A Context-First Problem-Solving Framework

Five stages. Four principles. One practical framework for context-first development work.

The model helps practitioners avoid imported solutions, weak problem framing, and evidence use that ignores institutional reality. It turns context, evidence, design, delivery, and learning into one disciplined cycle.

A Cycle, Not a Line

Five stages, each a verb. Each is a practice, not a category.

C

Contextualize

Situate the problem in its political, economic, cultural, and institutional setting — before framing it.

A

Analyze

Identify the root causes and dynamics of the problem within the context already mapped.

D

Design

Construct the intervention with a clear theory of change, co-designed with those it will affect.

R

Realize

Deliver the design — and ensure the objective is actually realized. If not, return to an earlier stage.

E

Evaluate

Render an independent judgment on whether the problem has been resolved, and feed the next cycle.

Four Principles, Every Stage

Participation and Co-Production

Affected communities are present in every stage, not consulted at the start.

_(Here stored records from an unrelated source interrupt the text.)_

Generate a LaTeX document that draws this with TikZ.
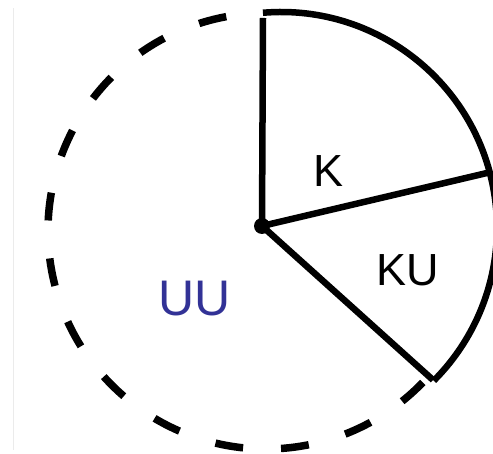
\documentclass[tikz,border=0pt]{standalone}
\usepackage{fontspec}
\setmainfont{Liberation Sans}
\definecolor{uublue}{RGB}{50,50,150}
\tikzset{
  solidline/.style={line width=6.5pt, black},
  dashline/.style={line width=7.5pt, black, dash pattern=on 28pt off 38pt},
  lbl/.style={inner sep=0pt, font=\fontsize{45}{50}\selectfont},
  uulbl/.style={inner sep=0pt, text=uublue, font=\fontsize{50}{55}\selectfont},
  hub/.style={circle, fill=black, inner sep=0pt, minimum size=16pt}
}
\begin{document}
\begin{tikzpicture}[x=1pt,y=1pt]
\useasboundingbox (0,0) rectangle (493,454);
% faint frame line at left
\draw[black!8, line width=1pt] (13,446) -- (13,4);
% points
\coordinate (T) at (263,436);
\coordinate (R) at (487,281);
\coordinate (L) at (433,74);
% solid arc (sectors K and KU)
\draw[solidline] (281,226) ++(94.8:216) arc[start angle=94.8, end angle=-45, radius=216];
% dashed arc (UU)
\draw[dashline] (266,223) ++(100.5:218) arc[start angle=100.5, end angle=316.2, radius=218];
% radii
\node[hub] (O) at (262,228) {};
\draw[solidline] (O.center) -- (T);
\draw[solidline] (O.center) -- (R);
\draw[solidline] (O.center) -- (L);
% labels
\node[lbl] (K) at (329,283) {K};
\node[lbl] (KU) at (408,184) {KU};
\node[uulbl] (UU) at (195,155) {UU};
\end{tikzpicture}
\end{document}
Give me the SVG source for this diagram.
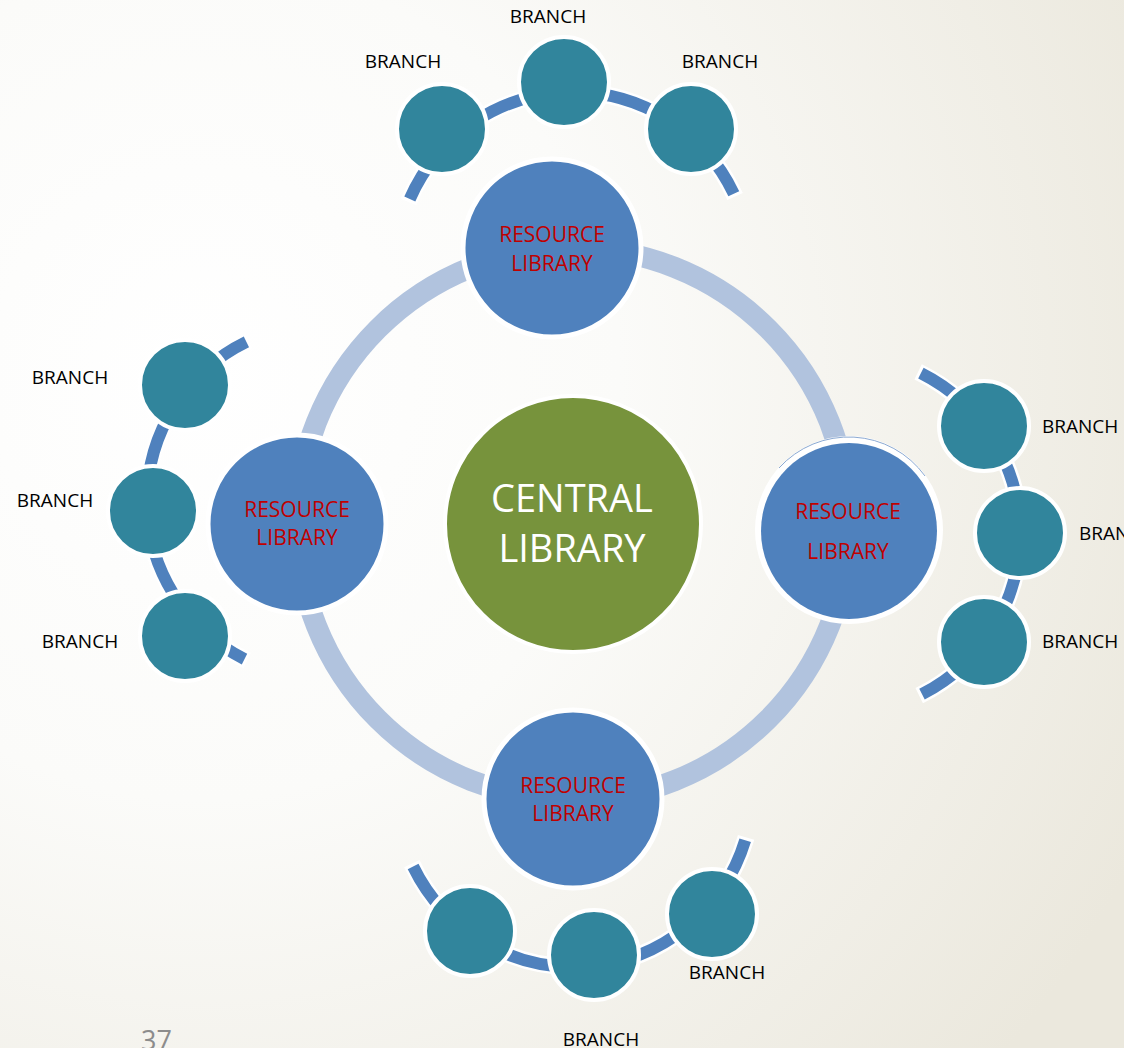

Equity and Power Awareness

Every stage interrogates who defined the problem, who benefits, and whose voice is absent.

Learning and Adaptation

Feedback loops are explicit and obligatory.

Evidence and Reflexivity

Every stage uses evidence with judgment, documents assumptions, and reflects on the practitioner's own position.

Applied Practice

Where the Model Fits

The CADRE Model is useful when practitioners need to move from a problem statement to a context-aware intervention, implementation routine, and learning system.

Program Design

Clarify the problem, map root causes, design interventions, and define what success should mean in context.

M&E Frameworks

Connect activities, outcomes, indicators, learning questions, and evidence-use routines into one coherent framework.

Research Agendas

Frame questions around real decisions, affected communities, implementation constraints, and usable evidence.

Data Systems

Ensure data collection and dashboards answer the questions institutions actually need to act on.

An Open CADRE Model

The CADRE Model is presented as a practical framework for institutions, practitioners, researchers, and students who need to connect analysis with implementation.